For action makes propaganda's effect irreversible. He who acts in obedience to propaganda can never go back. He is now obliged to believe in that propaganda because of his past action. He is obliged to receive from it his justification and authority, without which his action will seem to him absurd or unjust, which would be intolerable. He is obliged to continue to advance in the direction indicated by propaganda, for action demands more action. He is what one calls committed - which is certainly what the Communist party anticipates, for example, and what the Nazis accomplished. The man who has acted in accordance with the existing propaganda has taken his place in society. From then on he has enemies. Often he has broken with his milieu or his family; he may be compromised. He is forced to accept the new milieu and the new friends that propaganda makes for him.
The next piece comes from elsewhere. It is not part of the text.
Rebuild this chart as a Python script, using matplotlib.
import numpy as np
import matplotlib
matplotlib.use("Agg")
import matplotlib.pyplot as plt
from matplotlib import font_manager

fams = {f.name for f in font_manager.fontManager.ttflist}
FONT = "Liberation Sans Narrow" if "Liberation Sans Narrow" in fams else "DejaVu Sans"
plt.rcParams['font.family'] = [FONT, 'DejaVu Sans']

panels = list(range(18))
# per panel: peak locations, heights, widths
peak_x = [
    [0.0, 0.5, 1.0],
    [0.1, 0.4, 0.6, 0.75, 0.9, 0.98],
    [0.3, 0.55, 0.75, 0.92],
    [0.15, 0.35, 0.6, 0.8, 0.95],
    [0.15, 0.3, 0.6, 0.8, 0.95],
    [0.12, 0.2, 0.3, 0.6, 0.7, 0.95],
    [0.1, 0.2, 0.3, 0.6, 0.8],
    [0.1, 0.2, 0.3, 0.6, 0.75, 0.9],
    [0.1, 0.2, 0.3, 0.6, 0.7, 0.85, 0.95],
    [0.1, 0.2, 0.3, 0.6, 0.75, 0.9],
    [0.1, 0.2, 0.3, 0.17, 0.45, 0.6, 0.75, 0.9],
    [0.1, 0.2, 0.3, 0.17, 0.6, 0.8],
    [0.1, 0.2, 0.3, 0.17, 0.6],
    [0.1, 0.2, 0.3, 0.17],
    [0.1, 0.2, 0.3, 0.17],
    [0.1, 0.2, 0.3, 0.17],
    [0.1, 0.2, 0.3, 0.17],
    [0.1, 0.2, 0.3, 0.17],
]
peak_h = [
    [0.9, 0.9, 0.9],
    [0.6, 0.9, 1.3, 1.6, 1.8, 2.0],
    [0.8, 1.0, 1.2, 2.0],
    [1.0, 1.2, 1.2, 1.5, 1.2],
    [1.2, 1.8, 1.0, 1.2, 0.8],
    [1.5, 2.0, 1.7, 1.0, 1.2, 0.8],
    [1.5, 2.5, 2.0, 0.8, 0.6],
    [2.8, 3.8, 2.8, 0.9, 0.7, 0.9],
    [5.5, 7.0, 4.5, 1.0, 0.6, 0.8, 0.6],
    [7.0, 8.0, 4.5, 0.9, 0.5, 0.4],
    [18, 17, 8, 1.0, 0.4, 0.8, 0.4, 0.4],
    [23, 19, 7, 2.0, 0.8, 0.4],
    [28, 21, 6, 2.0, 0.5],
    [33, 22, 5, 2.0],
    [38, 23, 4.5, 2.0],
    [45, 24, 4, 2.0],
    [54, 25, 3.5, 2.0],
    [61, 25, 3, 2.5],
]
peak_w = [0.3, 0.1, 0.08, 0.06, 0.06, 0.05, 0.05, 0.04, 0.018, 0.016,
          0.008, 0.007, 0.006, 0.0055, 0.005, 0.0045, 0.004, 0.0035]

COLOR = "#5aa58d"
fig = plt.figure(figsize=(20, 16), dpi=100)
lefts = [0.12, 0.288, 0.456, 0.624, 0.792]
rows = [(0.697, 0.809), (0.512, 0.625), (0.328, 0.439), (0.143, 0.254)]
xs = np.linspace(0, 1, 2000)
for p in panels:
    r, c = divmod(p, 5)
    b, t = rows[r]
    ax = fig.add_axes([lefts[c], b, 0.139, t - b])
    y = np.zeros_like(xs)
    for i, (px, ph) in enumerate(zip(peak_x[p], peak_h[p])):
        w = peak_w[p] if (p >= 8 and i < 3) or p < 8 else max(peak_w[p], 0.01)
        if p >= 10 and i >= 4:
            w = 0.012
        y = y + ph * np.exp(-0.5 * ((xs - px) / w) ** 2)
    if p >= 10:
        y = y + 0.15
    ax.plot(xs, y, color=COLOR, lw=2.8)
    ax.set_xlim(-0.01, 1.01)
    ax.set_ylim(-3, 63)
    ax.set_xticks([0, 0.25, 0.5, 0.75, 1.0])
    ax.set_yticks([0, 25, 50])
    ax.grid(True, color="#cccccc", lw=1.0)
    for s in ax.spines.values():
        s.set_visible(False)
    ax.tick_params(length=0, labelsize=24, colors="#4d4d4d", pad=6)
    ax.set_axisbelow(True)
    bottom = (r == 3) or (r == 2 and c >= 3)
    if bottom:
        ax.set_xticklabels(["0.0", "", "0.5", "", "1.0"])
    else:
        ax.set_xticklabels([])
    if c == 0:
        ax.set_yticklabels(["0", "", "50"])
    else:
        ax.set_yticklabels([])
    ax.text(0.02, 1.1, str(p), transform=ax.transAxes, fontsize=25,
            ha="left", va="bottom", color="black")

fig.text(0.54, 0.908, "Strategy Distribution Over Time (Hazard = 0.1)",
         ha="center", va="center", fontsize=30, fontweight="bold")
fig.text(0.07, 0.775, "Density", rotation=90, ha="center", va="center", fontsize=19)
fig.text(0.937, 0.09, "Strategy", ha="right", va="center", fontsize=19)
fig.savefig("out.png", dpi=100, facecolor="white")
Often he has committed an act reprehensible by traditional moral standards and has disturbed a certain order; he needs a justification for this - and he gets more deeply involved by repeating the act in order to prove that it was just. Thus he is caught up in a movement that develops until it totally occupies the breadth of his conscience. Propaganda now masters him completely — and we must bear in mind that any propaganda that does not lead to this kind of participation is mere child's play.

Those who count on the good will of mankind display a delirious, idealistic optimism. Centuries of history, despite the facts, have not been able to convince them of the contrary; reason certainly will not change them. But they are so far removed from reality that their opinion is negligible.